*** Supplied information

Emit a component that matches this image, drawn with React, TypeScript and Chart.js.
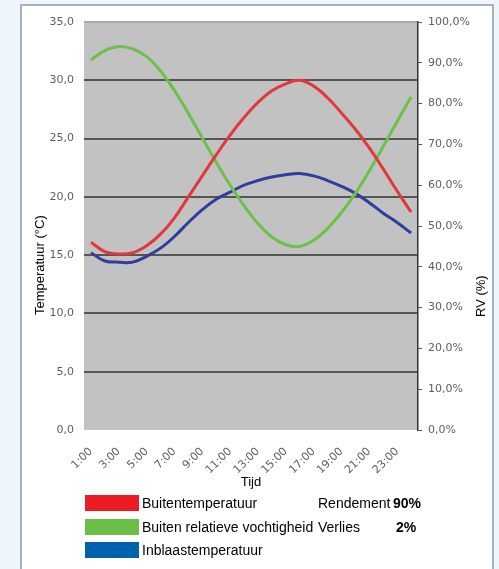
import React, { useEffect, useRef } from "react";
import { Chart, registerables } from "chart.js";

Chart.register(...registerables);

const hours = [
  "1:00", "2:00", "3:00", "4:00", "5:00", "6:00", "7:00", "8:00",
  "9:00", "10:00", "11:00", "12:00", "13:00", "14:00", "15:00", "16:00",
  "17:00", "18:00", "19:00", "20:00", "21:00", "22:00", "23:00", "24:00",
];

const buitenTemperatuur = [
  16.1, 15.3, 15.1, 15.2, 15.8, 16.8, 18.2, 20.0,
  21.8, 23.6, 25.3, 26.8, 28.1, 29.1, 29.7, 30.0,
  29.5, 28.5, 27.2, 25.8, 24.2, 22.4, 20.5, 18.7,
];

const buitenRV = [
  90.7, 93.0, 94.0, 93.4, 91.5, 88.0, 83.2, 77.6,
  71.6, 65.6, 60.0, 55.0, 50.6, 47.3, 45.4, 45.0,
  46.5, 49.4, 53.3, 58.0, 63.5, 69.5, 75.6, 81.6,
];

const inblaasTemperatuur = [
  15.2, 14.5, 14.4, 14.4, 14.9, 15.6, 16.6, 17.8,
  18.9, 19.8, 20.4, 21.0, 21.4, 21.7, 21.9, 22.0,
  21.8, 21.4, 20.9, 20.3, 19.5, 18.6, 17.8, 16.9,
];

const legendItems = [
  { label: "Buitentemperatuur", color: "#ed1c24" },
  { label: "Buiten relatieve vochtigheid", color: "#6abf4b" },
  { label: "Inblaastemperatuur", color: "#0061ad" },
];

const SANS = "'Liberation Sans', Arial, sans-serif";
const TICK_FONT = { family: "'DejaVu Sans', Verdana, sans-serif", size: 11 };

const plotBg = {
  id: "plotBg",
  beforeDraw(chart: any) {
    const { ctx, chartArea } = chart;
    ctx.save();
    ctx.fillStyle = "#c2c2c2";
    ctx.fillRect(chartArea.left, chartArea.top, chartArea.right - chartArea.left, chartArea.bottom - chartArea.top);
    ctx.restore();
  },
};

const axisTitles = {
  id: "axisTitles",
  afterDraw(chart: any) {
    const { ctx, chartArea } = chart;
    const h = chartArea.bottom - chartArea.top;
    ctx.save();
    ctx.fillStyle = "#000";
    ctx.font = `13px ${SANS}`;
    ctx.textAlign = "center";
    ctx.textBaseline = "middle";
    ctx.translate(chartArea.left - 44, chartArea.top + h * 0.596);
    ctx.rotate(-Math.PI / 2);
    ctx.fillText("Temperatuur (°C)", 0, 0);
    ctx.restore();
    ctx.save();
    ctx.fillStyle = "#000";
    ctx.font = `13px ${SANS}`;
    ctx.textAlign = "center";
    ctx.textBaseline = "middle";
    ctx.translate(chartArea.right + 63, chartArea.top + h * 0.672);
    ctx.rotate(-Math.PI / 2);
    ctx.fillText("RV (%)", 0, 0);
    ctx.restore();
  },
};

export default function App() {
  const ref = useRef<HTMLCanvasElement>(null);

  useEffect(() => {
    if (!ref.current) return;
    const chart = new Chart(ref.current, {
      type: "line",
      data: {
        labels: hours,
        datasets: [
          {
            label: "Buitentemperatuur",
            data: buitenTemperatuur,
            borderColor: "#e2383c",
            borderWidth: 3,
            pointRadius: 0,
            tension: 0.4,
            yAxisID: "y",
          },
          {
            label: "Buiten relatieve vochtigheid",
            data: buitenRV,
            borderColor: "#6cc04c",
            borderWidth: 3,
            pointRadius: 0,
            tension: 0.4,
            yAxisID: "y1",
          },
          {
            label: "Inblaastemperatuur",
            data: inblaasTemperatuur,
            borderColor: "#303d9c",
            borderWidth: 3,
            pointRadius: 0,
            tension: 0.4,
            yAxisID: "y",
          },
        ],
      },
      options: {
        responsive: false,
        animation: false,
        layout: { padding: { top: 22, bottom: 75, left: 0, right: 0 } },
        plugins: { legend: { display: false }, tooltip: { enabled: false } },
        scales: {
          x: {
            type: "category",
            offset: true,
            grid: { display: false },
            border: { display: false },
            ticks: {
              autoSkip: false,
              minRotation: 45,
              maxRotation: 45,
              color: "#5e5e5e",
              font: TICK_FONT,
              padding: 7,
              callback: (_v: any, i: number) => (i % 2 === 0 ? hours[i] : ""),
            },
            title: {
              display: true,
              text: "Tijd",
              color: "#000",
              font: { family: SANS, size: 13 },
              padding: { top: 4, bottom: 4 },
            },
            afterFit: (s: any) => {
              s.height = 64;
            },
          },
          y: {
            position: "left",
            min: 0,
            max: 35,
            border: { display: false },
            grid: {
              drawTicks: false,
              lineWidth: 2,
              color: (c: any) =>
                c.tick && c.tick.value === 0
                  ? "rgba(0,0,0,0)"
                  : c.tick && c.tick.value === 35
                  ? "#a9a9a9"
                  : "#555555",
            },
            ticks: {
              stepSize: 5,
              padding: 10,
              color: "#5e5e5e",
              font: TICK_FONT,
              callback: (v: any) => Number(v).toFixed(1).replace(".", ","),
            },
            afterFit: (s: any) => {
              s.width = 84;
            },
          },
          y1: {
            position: "right",
            min: 0,
            max: 100,
            border: { display: true, color: "#333", width: 1.5 },
            grid: { drawOnChartArea: false, tickLength: 4, color: "#555" },
            ticks: {
              stepSize: 10,
              padding: 6,
              color: "#5e5e5e",
              font: TICK_FONT,
              callback: (v: any) => Number(v).toFixed(1).replace(".", ",") + "%",
            },
            afterFit: (s: any) => {
              s.width = 81;
            },
          },
        },
      },
      plugins: [plotBg, axisTitles],
    });
    return () => chart.destroy();
  }, []);

  return (
    <div style={{ position: "fixed", inset: 0, background: "#eef5fc", fontFamily: SANS }}>
      <div
        style={{
          position: "absolute",
          left: 20,
          top: 4,
          width: 474,
          height: 620,
          boxSizing: "border-box",
          background: "#fff",
          border: "2px solid #a8b1bb",
        }}
      />
      <canvas ref={ref} width={499} height={569} style={{ position: "absolute", left: 0, top: 0 }} />
      {legendItems.map((it, i) => (
        <div
          key={it.label}
          style={{ position: "absolute", left: 85, top: 495 + i * 23.5, height: 16, display: "flex", alignItems: "center" }}
        >
          <div style={{ width: 54, height: 16, background: it.color }} />
          <div style={{ marginLeft: 3, fontSize: 14, color: "#000", whiteSpace: "nowrap" }}>{it.label}</div>
        </div>
      ))}
      <div style={{ position: "absolute", left: 318, top: 495, height: 16, lineHeight: "16px", fontSize: 14 }}>Rendement</div>
      <div style={{ position: "absolute", left: 393, top: 495, height: 16, lineHeight: "16px", fontSize: 14, fontWeight: "bold" }}>90%</div>
      <div style={{ position: "absolute", left: 318, top: 518.5, height: 16, lineHeight: "16px", fontSize: 14 }}>Verlies</div>
      <div style={{ position: "absolute", left: 396, top: 518.5, height: 16, lineHeight: "16px", fontSize: 14, fontWeight: "bold" }}>2%</div>
    </div>
  );
}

******

■ **Objective**
Starting at the first line of the material, output exactly the lines up to and including the one with "Chart.register(...registerables);". Do not include the pictures.

■ **Solution to the problem**
Emit a component that matches this image, drawn with React, TypeScript and Chart.js.
import React, { useEffect, useRef } from "react";
import { Chart, registerables } from "chart.js";

Chart.register(...registerables);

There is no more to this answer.